Her latest is “Close,” currently streaming on Netflix. Rapace plays Sam, a no-nonsense bodyguard-for-hire who’s been hardened in war zones. She’s tasked to protect a spoiled oil heiress (Sophie Nélisse) and ends up on the run through Morocco, evading enemies. Rapace trained for a few weeks with real bodyguards and says the experience changed her. “I walk different,” she says. While recently strolling the streets of London (where she lives) with her sister, Rapace saw two men walking toward them. She automatically put her body between the men and her sister. “It’s a lot of physical knowledge and information that has stayed in my body,” she says. A few weeks ago, she was hoofing it home from Brooklyn Heights at 6 a.m. to where she’s staying on the Bowery. As she began to cross the mostly empty Manhattan Bridge in the darkness, she started thinking about what would happen if someone suddenly attacked her.

“I picked up a piece of glass,” she says. “I took my earphones off. I woke up all my senses.” That reaction isn’t surprising for an actress who handles many of her own stunts — including a memorable scene in “Close” where she fights off a violent attacker with her hands cuffed behind her. “When we started working on it, I was like, ‘I’m gonna break my nose. How can you fight back if your hands are tied?’” she recalls. “The stunt coordinator said I was limiting myself by thinking I can’t fight. I realized that you need to empower the mind. ‘What would you do if your hands were cuffed? What would be your second choice if you couldn’t use your hands?’ ” It’s scenes like this and others, including a wince-inducing twist in “Prometheus,” in which she gives herself a Caesarean to remove an alien hatching inside her, that have given Rapace a reputation as an action star.

“I’m not specifically looking for characters that are fighting,” she says. “It’s not that. I’m not drawn to the action genre. I’ve always been fighting in my life. Everything I’ve reached and achieved has come with a fight. Physical fight is just an extension of what I’ve always been feeling and living in a way.” She barely knew her father growing up and was raised by her mother and stepfather. When she was 5, they moved to a small Icelandic town populated largely by people with Down syndrome. Rapace says she felt like an outsider growing up — and still does. She left home at 15 to pursue acting in Stockholm, and landed parts in forgettable TV series. Still, she threw herself completely into each role, sometimes making herself physically sick from immersing herself so thoroughly in a character. “Everyone has their own method and I’ve always been this way in whatever I do, 110 percent,” she says. “I have no middle or gray zones.
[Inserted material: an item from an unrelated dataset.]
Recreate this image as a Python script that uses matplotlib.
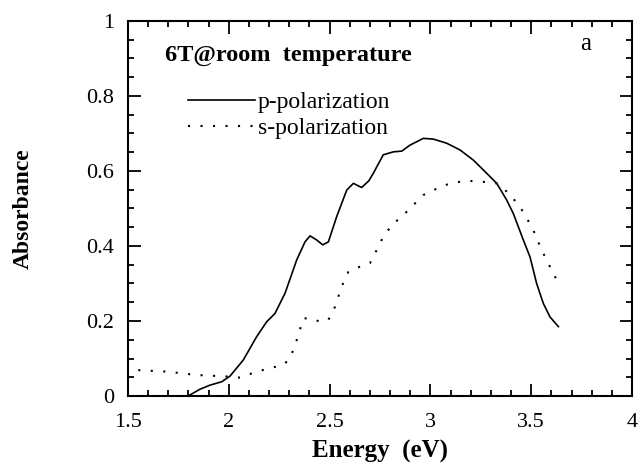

I’m married to [acting] and I love it and I’m ready to do pretty much anything.”

Her intense method is certainly paying dividends. She’ll be seen in the upcoming second season of “Tom Clancy’s Jack Ryan,” playing a German intelligence officer who partners with the CIA’s Ryan (John Krasinski) in South America. Krasinski has described her character as a villain, but Rapace is coy. “She’s on the edge of light and dark, and she’s not sure herself what side she’s playing,” she says. “She’s more layered than what you might see in that genre.” When she’s not working, Rapace spends time with Lev, her 15-year-old son with Ola. The couple divorced in 2011, but she is mum on her current romantic life.

“I’m not remarried, but I have a lot of beautiful people around me,” she says, laughing.